Among active pitchers with a real shot at Cooperstown, based on what they've done so far, you're probably looking at Clayton Kershaw (only 1,760 innings, but a 2.37 ERA, and still just 28), with Felix Hernandez (2,415 innings, 3.16 ERA) and Justin Verlander (2,339 innings, 3.47 ERA) hanging around as options if they can sustain quality performances for the next few years. For everyone else, the bar is simply set too high.

Even two-time Cy Young winner Max Scherzer, who has developed into one of the best pitchers of his time, is a big long shot at this point. Already 32, he's only thrown 1,696 innings and has just 125 wins. He'd have to pitch until he's nearly 40 to rack up the kind of career totals that have been required for entry. Or, to put it another way, Scherzer isn't even halfway to Mussina's totals in wins or innings pitched, and if you adjust for the run environments of the times they pitched in, his relative run prevention (82 ERA-minus, or 18 percent better than league-average) he is exactly equal to Mussina's career mark.

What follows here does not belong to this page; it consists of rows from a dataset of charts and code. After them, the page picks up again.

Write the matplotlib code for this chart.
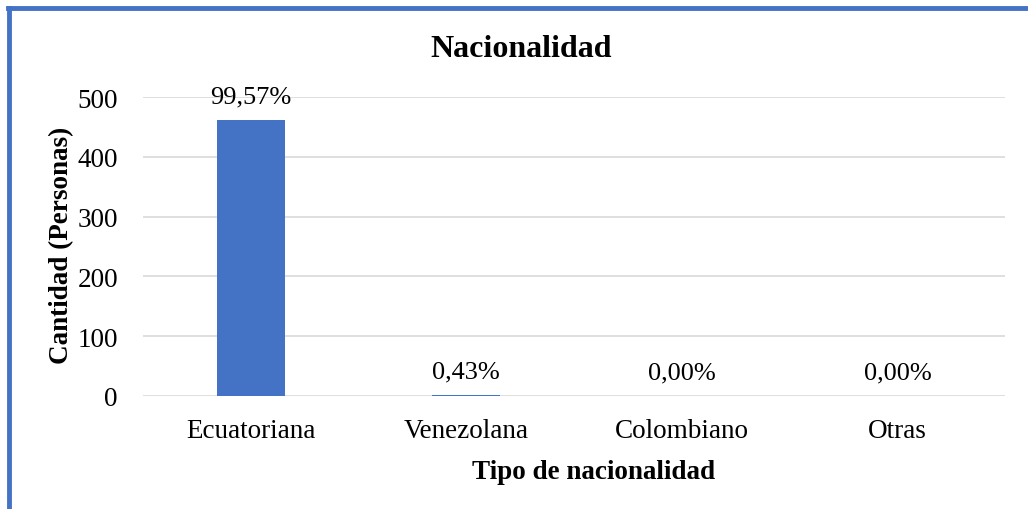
import matplotlib.pyplot as plt
from matplotlib.lines import Line2D

# data
categorias = ['Ecuatoriana', 'Venezolana', 'Colombiano', 'Otras']
cantidad = [462, 2, 0, 0]
porcentajes = ['99,57%', '0,43%', '0,00%', '0,00%']

plt.rcParams['font.family'] = ['Liberation Serif', 'DejaVu Serif']

fig = plt.figure(figsize=(10.28, 5.10), dpi=100)
ax = fig.add_axes([0.139, 0.2216, 0.839, 0.5862])

x = range(len(categorias))
bars = ax.bar(x, cantidad, width=0.315, color='#4472C4', zorder=3)

for b, txt in zip(bars, porcentajes):
    ax.annotate(txt, xy=(b.get_x() + b.get_width() / 2, b.get_height()),
                xytext=(0, 17), textcoords='offset points',
                ha='center', va='center', fontsize=19)

ax.set_ylim(0, 500)
ax.set_xlim(-0.5, 3.5)
ax.set_yticks([0, 100, 200, 300, 400, 500])
ax.set_xticks(list(x))
ax.set_xticklabels(categorias)
ax.tick_params(axis='both', length=0, labelsize=19.5)
ax.tick_params(axis='y', pad=18)
ax.tick_params(axis='x', pad=16)
ax.grid(axis='y', color='#d9d9d9', linewidth=1.2, zorder=0)
for s in ax.spines.values():
    s.set_visible(False)

fig.text(0.507, 0.902, 'Nacionalidad', fontsize=23, fontweight='bold',
         ha='center', va='center')
fig.text(0.060, 0.518, 'Cantidad (Personas)', fontsize=19.5, fontweight='bold',
         rotation=90, ha='center', va='center')
fig.text(0.577, 0.073, 'Tipo de nacionalidad', fontsize=19.5, fontweight='bold',
         ha='center', va='center')

# blue frame on the left and top
fig.add_artist(Line2D([0.0088, 0.0088], [0.0, 0.983], color='#4472C4', linewidth=3.5,
                      transform=fig.transFigure))
fig.add_artist(Line2D([0.0075, 1.0], [0.983, 0.983], color='#4472C4', linewidth=3.5,
                      transform=fig.transFigure))

fig.savefig('out.png', dpi=100)
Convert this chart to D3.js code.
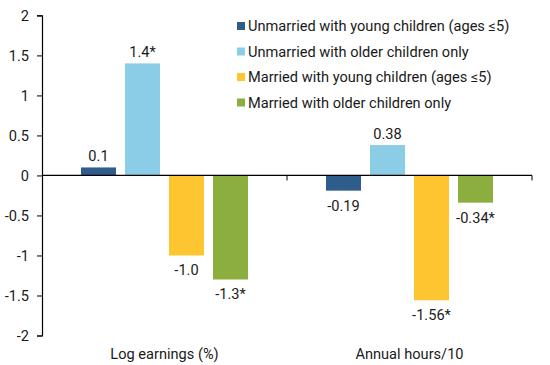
<!DOCTYPE html>
<html><head><meta charset="utf-8">
<script src="https://cdn.jsdelivr.net/npm/d3@7"></script>
<style>body{margin:0;background:#fff}text{font-family:Roboto,"Liberation Sans",sans-serif;fill:#1a1a1a}</style>
</head><body><svg id="c" width="550" height="365"></svg>
<script>
const categories = ["Log earnings (%)", "Annual hours/10"];
const seriesNames = ["Unmarried with young children (ages \u22645)", "Unmarried with older children only", "Married with young children (ages \u22645)", "Married with older children only"];
const seriesColors = ["#2e5d8c", "#8bcce6", "#fdc52f", "#8bae3e"];
const valuesLogEarnings = [0.1, 1.4, -1.0, -1.3];
const valuesAnnualHours = [-0.19, 0.38, -1.56, -0.34];
const labelsLogEarnings = ["0.1", "1.4*", "-1.0", "-1.3*"];
const labelsAnnualHours = ["-0.19", "0.38", "-1.56*", "-0.34*"];
const yTicks = [2, 1.5, 1, 0.5, 0, -0.5, -1, -1.5, -2];

const data = [
  {cat: categories[0], values: valuesLogEarnings, labels: labelsLogEarnings},
  {cat: categories[1], values: valuesAnnualHours, labels: labelsAnnualHours}
];

const FS = "14.6px";
const svg = d3.select("#c");
const mLeft = 42, mRight = 532, mTop = 15.4, mBottom = 335.5;
const y = d3.scaleLinear().domain([-2, 2]).range([mBottom, mTop]);
const x0 = d3.scaleBand().domain(categories).range([mLeft, mRight]).padding(0);
const x1 = d3.scaleBand().domain(d3.range(4)).range([0, x0.bandwidth()])
  .paddingInner(9/44).paddingOuter(39/44);

// y axis
const yAxis = d3.axisLeft(y).tickValues(yTicks).tickSize(5).tickPadding(8).tickFormat(d => String(d));
const gy = svg.append("g").attr("transform", `translate(${mLeft},0)`).call(yAxis);
gy.select(".domain").attr("stroke", "#000").attr("stroke-width", 1.2);
gy.selectAll(".tick line").attr("stroke", "#000");
gy.selectAll(".tick text").style("font-size", FS).attr("fill", "#1a1a1a");
gy.attr("font-family", null).attr("font-size", null);

// bars
const g = svg.append("g");
data.forEach(d => {
  d.values.forEach((v, i) => {
    const bx = x0(d.cat) + x1(i);
    g.append("rect").attr("x", bx).attr("width", x1.bandwidth())
      .attr("y", y(Math.max(0, v))).attr("height", Math.abs(y(v) - y(0)))
      .attr("fill", seriesColors[i]);
    g.append("text").attr("x", bx + x1.bandwidth()/2)
      .attr("y", v >= 0 ? y(v) - 6 : y(v) + 20)
      .attr("text-anchor", "middle").style("font-size", FS).text(d.labels[i]);
  });
});

// x axis at zero
svg.append("line").attr("x1", mLeft).attr("x2", mRight).attr("y1", y(0)).attr("y2", y(0)).attr("stroke", "#000").attr("stroke-width", 1.2);
[x0(categories[1]), mRight].forEach(tx => {
  svg.append("line").attr("x1", tx).attr("x2", tx).attr("y1", y(0)).attr("y2", y(0) + 5).attr("stroke", "#000");
});

// category labels
categories.forEach(c => {
  svg.append("text").attr("x", x0(c) + x0.bandwidth()/2).attr("y", 359)
    .attr("text-anchor", "middle").style("font-size", FS).text(c);
});

// legend
const lg = svg.append("g");
seriesNames.forEach((n, i) => {
  const ly = 26 + i * 25.5;
  lg.append("rect").attr("x", 237).attr("y", ly - 4).attr("width", 8).attr("height", 8).attr("fill", seriesColors[i]);
  lg.append("text").attr("x", 248).attr("y", ly + 5).style("font-size", FS).text(n);
});
</script></body></html>
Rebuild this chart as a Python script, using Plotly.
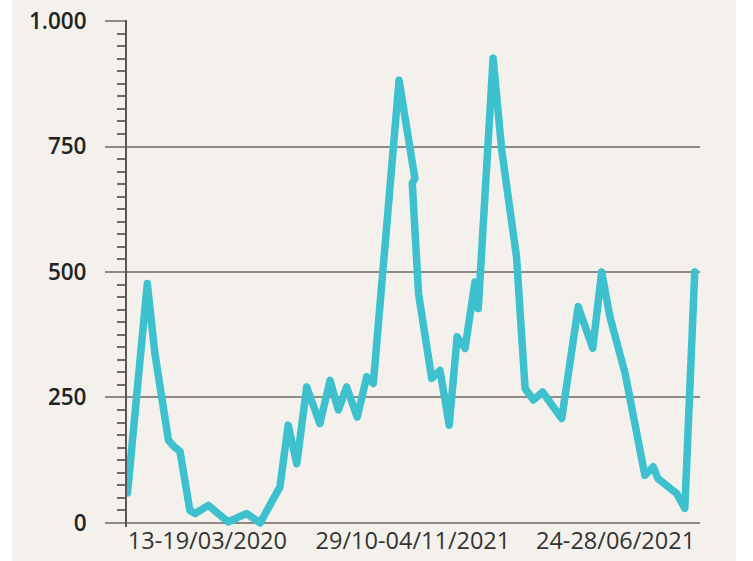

Because of a variety of factors -- the five-man rotation, the expanding number of innings pitched by relievers and the increasing strikeout rate running up pitch counts -- modern starting pitchers simply have a different mandate than starters before them. It is almost impossible to imagine a modern starting pitcher throwing 4,000 innings these days. Sabathia, for instance threw 180 innings at age 20, which no team lets their young hurlers do anymore, and, despite being remarkably healthy in his career, he's still 832 innings shy of 4,000 by age 35.

Even 3,000 innings is now a pretty significant accomplishment, but that's on the low end of starting pitcher totals for enshrined Hall of Famers. It's going to take some kind of special case for pitchers to even match Mussina's 3,500 innings pitched, and he can't get in the door because enough voters have decided he wasn't quite dominant enough.

This "aces or nothing" standard, when combined with the desire for pitchers to throw 15 to 20 full seasons in order to accrue the counting stats voters look for, make the bar unreasonably high for the modern starting pitcher. Kershaw will probably get in, assuming his back problems don't derail his career the way they did for Santana, but every other active pitcher is unlikely to get elected under the current standards.

We're not holding players at any other position to this standard. We're electing outfielders and catchers, and even relief pitchers that ended up in their ninth inning role because they weren't good enough to start. We accept that modern players at every other position are Hall of Famers.

It's time to accept that modern starting pitchers are also worthy of enshrinement. The fact that the game has changed simply means that our methods and tools for evaluating worthy pitchers should also change, or else we're going to end up with a Hall of Famous Hitters and Closers.